The Rocket (2005)
6/10
A lot of fun -- but not a "great" film
23 April 2006
Fans of ice hockey and especially fans of the legendary Montreal team (or should I say worshippers) are going to like this film. The re-creation of the period (wartime and postwar Quebec) is very good. The ice action is exciting and some of the editing is excellent. Mostly, patrons will enjoy the title performance by Roy Dupuis, whose tense and interiorized delivery is riveting.

The film's achievement is to present the social and historical setting with restraint. The film could have been iconography, since Rocket Richard was the Babe Ruth and Joe Louis of the French-Canadians (and the fight with Dill was the Schmelling fight). But the movie does not rise to that bait: We are reminded that the greatest player in history, Richard, had to toil over a drill-press to earn a living, even while enjoying fame. The nascent pride of the French-Canadian, and the simmering needs of the impoverished, Montreal working-class, are offered without shouting, which is how they'd have been offered in the period of 1940-1955.

Elements of historical realism are good. Especially wonderful is the depiction of the press of the period and of the French-speaking announcers. Radio French then was so good that it might have been called precious-- a condition of radio employment of the time, and a bit pedantic for a Quebec audience. Also interesting was how circumspect the pride was on the French side. People in the US South and Cajun Louisiana will relate to this.

On the negative side are lots of things related to production value. Basically, the writing is poor-to-pedestrian. Dialog is obvious and clumsy, either needlessly echoing the sentiments of the period or conveying chunks of story that should be organic, not crassly narrated.
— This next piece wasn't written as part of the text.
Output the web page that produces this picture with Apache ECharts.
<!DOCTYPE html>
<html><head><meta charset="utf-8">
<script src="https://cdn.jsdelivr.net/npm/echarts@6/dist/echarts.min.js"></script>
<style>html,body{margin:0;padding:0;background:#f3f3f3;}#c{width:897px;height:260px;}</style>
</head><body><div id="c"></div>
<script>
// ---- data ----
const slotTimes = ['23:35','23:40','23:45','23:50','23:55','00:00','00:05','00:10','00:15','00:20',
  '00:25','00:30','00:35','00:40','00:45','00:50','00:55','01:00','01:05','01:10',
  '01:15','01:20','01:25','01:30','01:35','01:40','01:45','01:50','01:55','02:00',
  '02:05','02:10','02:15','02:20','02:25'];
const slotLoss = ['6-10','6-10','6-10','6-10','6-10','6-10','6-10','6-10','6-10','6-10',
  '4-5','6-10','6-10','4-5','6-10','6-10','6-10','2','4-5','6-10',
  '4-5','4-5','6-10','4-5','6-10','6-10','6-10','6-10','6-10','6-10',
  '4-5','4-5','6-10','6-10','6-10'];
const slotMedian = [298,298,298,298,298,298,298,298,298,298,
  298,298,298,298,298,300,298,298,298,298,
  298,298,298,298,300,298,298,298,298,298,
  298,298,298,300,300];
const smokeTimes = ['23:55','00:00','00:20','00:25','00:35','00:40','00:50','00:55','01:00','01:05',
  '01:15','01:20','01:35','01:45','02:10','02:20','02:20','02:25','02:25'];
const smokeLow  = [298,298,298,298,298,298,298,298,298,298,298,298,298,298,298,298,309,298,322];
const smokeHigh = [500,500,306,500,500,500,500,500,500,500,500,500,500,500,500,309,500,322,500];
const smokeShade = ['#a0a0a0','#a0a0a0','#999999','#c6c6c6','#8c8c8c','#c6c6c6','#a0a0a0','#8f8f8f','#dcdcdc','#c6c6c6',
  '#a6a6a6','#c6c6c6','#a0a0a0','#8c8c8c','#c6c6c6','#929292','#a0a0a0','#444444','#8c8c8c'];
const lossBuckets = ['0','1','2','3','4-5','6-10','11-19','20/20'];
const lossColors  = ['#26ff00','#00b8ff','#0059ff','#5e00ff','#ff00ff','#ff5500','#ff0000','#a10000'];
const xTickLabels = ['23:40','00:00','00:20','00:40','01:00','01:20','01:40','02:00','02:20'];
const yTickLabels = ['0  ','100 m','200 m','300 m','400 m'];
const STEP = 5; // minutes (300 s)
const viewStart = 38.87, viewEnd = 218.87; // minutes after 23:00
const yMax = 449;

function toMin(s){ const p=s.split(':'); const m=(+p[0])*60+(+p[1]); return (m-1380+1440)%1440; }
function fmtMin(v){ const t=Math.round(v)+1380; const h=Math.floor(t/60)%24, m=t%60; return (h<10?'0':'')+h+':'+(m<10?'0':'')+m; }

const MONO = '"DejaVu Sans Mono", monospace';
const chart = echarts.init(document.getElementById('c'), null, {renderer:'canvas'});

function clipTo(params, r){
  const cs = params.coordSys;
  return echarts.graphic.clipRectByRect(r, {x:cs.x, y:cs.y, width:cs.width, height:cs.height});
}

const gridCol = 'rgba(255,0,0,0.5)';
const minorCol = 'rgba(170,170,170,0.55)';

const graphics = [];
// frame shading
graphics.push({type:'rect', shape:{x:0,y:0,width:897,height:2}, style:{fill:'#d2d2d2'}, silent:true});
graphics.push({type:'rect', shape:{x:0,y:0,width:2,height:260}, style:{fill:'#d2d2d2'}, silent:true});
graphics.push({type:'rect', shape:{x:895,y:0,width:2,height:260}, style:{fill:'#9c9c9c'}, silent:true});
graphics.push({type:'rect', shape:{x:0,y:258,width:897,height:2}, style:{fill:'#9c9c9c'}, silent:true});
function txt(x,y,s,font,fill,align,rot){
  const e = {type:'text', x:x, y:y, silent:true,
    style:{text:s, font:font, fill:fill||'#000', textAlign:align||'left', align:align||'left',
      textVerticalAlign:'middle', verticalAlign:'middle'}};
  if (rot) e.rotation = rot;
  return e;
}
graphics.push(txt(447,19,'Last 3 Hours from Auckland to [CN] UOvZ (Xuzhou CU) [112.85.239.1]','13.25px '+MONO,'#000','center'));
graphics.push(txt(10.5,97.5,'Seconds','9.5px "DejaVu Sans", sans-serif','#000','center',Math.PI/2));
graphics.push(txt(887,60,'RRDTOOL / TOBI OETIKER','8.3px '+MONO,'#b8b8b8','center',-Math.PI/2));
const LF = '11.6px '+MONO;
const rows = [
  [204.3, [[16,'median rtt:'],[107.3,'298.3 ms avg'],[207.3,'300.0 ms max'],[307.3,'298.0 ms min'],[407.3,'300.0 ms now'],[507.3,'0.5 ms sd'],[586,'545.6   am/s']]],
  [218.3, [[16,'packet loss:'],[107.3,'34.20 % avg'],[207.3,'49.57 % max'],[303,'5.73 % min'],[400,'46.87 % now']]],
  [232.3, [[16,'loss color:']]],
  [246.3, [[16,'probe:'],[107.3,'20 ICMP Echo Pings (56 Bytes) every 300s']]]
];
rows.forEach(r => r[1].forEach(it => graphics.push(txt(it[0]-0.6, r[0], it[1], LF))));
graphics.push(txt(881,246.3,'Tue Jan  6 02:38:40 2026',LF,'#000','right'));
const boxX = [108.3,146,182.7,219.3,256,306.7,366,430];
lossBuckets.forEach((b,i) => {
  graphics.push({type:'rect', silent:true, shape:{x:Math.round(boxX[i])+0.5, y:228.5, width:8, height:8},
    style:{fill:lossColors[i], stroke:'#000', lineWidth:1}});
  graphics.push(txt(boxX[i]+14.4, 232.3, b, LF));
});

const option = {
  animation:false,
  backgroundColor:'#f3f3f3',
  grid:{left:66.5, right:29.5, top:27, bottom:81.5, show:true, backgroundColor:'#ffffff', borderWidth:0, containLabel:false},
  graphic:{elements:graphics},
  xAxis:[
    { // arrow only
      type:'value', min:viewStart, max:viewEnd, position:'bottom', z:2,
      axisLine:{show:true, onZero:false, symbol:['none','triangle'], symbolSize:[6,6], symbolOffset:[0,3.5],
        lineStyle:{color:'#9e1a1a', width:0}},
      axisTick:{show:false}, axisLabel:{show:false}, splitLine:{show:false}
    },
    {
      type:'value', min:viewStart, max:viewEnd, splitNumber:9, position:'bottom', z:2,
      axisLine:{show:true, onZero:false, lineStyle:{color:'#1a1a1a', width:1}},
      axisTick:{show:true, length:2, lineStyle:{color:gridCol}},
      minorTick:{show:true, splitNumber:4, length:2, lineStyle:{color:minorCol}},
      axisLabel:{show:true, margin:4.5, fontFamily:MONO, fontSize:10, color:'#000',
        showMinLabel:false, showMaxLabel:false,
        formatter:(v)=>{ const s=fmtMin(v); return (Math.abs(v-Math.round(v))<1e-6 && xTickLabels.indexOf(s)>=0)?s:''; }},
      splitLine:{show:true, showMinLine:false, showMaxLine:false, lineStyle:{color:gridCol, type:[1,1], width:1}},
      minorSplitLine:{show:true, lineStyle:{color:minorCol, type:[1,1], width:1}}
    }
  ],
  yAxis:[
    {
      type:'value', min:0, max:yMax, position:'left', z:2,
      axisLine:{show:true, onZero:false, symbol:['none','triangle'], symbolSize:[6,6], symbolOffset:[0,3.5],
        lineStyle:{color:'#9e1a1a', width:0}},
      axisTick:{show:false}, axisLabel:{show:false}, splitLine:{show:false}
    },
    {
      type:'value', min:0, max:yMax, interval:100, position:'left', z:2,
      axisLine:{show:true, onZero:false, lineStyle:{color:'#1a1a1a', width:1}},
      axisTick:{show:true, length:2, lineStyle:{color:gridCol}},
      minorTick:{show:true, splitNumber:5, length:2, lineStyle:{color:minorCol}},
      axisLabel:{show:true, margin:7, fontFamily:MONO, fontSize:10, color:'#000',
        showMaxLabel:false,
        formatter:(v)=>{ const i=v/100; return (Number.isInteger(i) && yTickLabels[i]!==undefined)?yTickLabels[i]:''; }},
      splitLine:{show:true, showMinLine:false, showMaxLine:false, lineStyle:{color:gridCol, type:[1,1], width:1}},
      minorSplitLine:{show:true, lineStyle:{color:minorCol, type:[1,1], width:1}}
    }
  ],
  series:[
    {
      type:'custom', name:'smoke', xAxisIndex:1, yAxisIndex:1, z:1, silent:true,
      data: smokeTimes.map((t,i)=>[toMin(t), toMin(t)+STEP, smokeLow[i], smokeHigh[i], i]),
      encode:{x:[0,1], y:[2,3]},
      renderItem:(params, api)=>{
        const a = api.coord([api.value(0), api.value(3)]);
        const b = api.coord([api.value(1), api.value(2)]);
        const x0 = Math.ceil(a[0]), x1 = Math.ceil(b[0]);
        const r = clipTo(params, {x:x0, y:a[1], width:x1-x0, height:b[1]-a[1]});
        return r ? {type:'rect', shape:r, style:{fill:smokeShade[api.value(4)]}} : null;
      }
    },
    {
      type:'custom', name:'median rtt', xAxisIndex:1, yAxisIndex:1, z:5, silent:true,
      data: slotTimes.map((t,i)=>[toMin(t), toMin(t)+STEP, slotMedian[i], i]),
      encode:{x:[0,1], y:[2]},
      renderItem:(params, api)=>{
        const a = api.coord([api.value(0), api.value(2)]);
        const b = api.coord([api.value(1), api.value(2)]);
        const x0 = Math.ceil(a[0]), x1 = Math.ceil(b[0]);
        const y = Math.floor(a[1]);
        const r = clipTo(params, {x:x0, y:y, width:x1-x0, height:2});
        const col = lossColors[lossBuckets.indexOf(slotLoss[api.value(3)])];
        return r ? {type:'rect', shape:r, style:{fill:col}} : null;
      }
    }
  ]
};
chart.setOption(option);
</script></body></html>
The film is poorly focused, too, beginning correctly with the Forum Riot, but never truly coming back to that event. The entire movie should have been constructed as a series of flashbacks from one, defining event; it should also have been built with intimate scenes, not group-talk in the locker room. Yet the film skitters all over the map, hopping from one large scoring scene to another, one period to another, sequentially, and without any central moment. This is complicated by a confusing series of hockey games, where the precise stakes of each game (playoffs? regular season? final game??) are not explicit. Since Richard was so driven and efficient, the entire dramatic tension then evolves into his domestic conflict, where he agonized about being a young father putting himself at risk. Yet even that is fuzzy, since there's no one, single, domestic event offered, to help make it palpable. All you then see is the long-suffering wife worrying about what "might happen" to her husband.

Because dialog is so bad, major characters like Dick Irvin drone in melodramatic tones, one-dimensional, where in fact they were more complicated. Finally, the film technique might have better exploited the speed and drama of the games themselves.

This is so far under Raging Bull that we won't even go there, and its techniques don't match the sophisticated Quebec cinema of today. Nevertheless, it's a good film, especially for the Worshippers, and all fans of hockey and even history. Rocket Richard was a phenomenon, not just an athlete, and this film helps us to understand why, with some great acting, and much entertaining and emotionally draining material.